Locana: Storia del campo di prigionia 127 di Ornella De Paoli

È un pezzo di storia quasi dimenticato, quello riemerso la settimana scorsa, in occasione della commemorazione del 25 aprile a cui ha partecipato un ospite eccezionale, il Console generale della Bosnia Erzegovina, Igor Babic. È la storia del campo di prigionia PG 127 che si trovava nelle Casermette di Locana, l’edificio ove ora ha sede il gruppo Alpini. Da gennaio a maggio 1942 vi furono detenuti 196 greci e, dal luglio dello stesso anno fino all’8 settembre 1943, 100 slavi. Per ricordare questa vicenda, l’amministrazione comunale ha posto sulla facciata delle Casermette una targa in memoria dei prigionieri, del comandante del campo, capitano Vincenzo Sacchi, e dell’interprete dei greci, sergente maggiore Renato Moro (di Varese, ma diventato cittadino locanese nel dopo guerra).
«Nato ad Istanbul, dove il nonno impresario risiedeva per lavoro e dove era nato suo padre, Moro si era arruolato nell’esercito italiano allo scoppio del conflitto – ha spiegato l’assessore comunale Silvana Cavoretto – . Diventò interprete per i prigionieri greci perché a conoscenza della lingua greca appresa dalla mamma».
A scoprire la targa, presenti il sindaco Giovanni Bruno Mattiet, varie autorità e la banda musicale di Sparone, sono stati la figlia di Moro, Silvana, ed Igor Babic. «Quand’ero ragazzino, mio nonno paterno, Vojin, mi raccontava spesso storie di guerra – ha ricordato il Console -. Era stato fatto prigioniero nel 1941 dalle truppe italiane durante l’occupazione del Regno Jugoslavo, poi portato con altri connazionali in Italia, a Locana, a lavorare per l’Aem alla costruzione del tratto d’impianto Bardonetto-Pont. Era un contesto di guerra difficile, eppure, della sua permanenza a Locana, mio nonno non ha mai raccontato un’amarezza, un dispiacere. Anzi, mi raccontava come la gente fosse disponibile ad aiutare, rendendo meno dura la prigionia prima e poi la fuga dopo l’armistizio. In questo modo ha seminato in me il desiderio di venire a Locana, per vedere i luoghi e le montagne che mi descriveva».
Le storie del campo 127 e dei prigionieri di guerra in Canavese sono state ricostruite nel libro Helpers & Pow dalla professoressa Claretta Coda, che le ha illustrate in questa occasione. «L’autrice ha descritto i rapporti dei prigionieri con la popolazione e con i partigiani, ricordando l’importante contributo dato dagli slavi nella battaglia di Ceresole e nelle varie formazioni.

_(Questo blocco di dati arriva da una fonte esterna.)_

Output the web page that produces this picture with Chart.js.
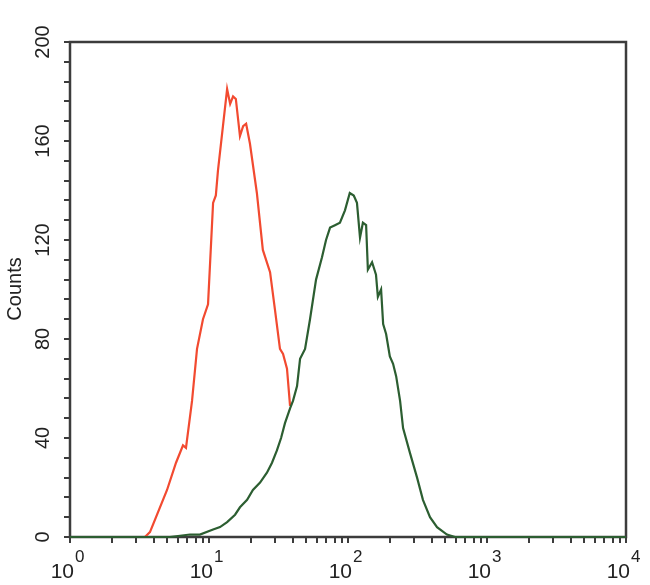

Un esempio ne è proprio Vojin Babic, il quale, dopo la fuga dal campo, si era aggregato alla brigata d’assalto garibaldina Mario Zemo – riferisce Silvana Cavoretto –. Inoltre, la professoressa ha sottolineato come i prigionieri aiutassero nei lavori le famiglie che li soccorrevano e come queste fossero generose nei confronti di questi uomini venuti da lontano. Un’altra faccia della Resistenza, non armata, ma assidua, tenace, umanissima e silenziosa, che ha permesso di salvare un numero incalcolabile di vite».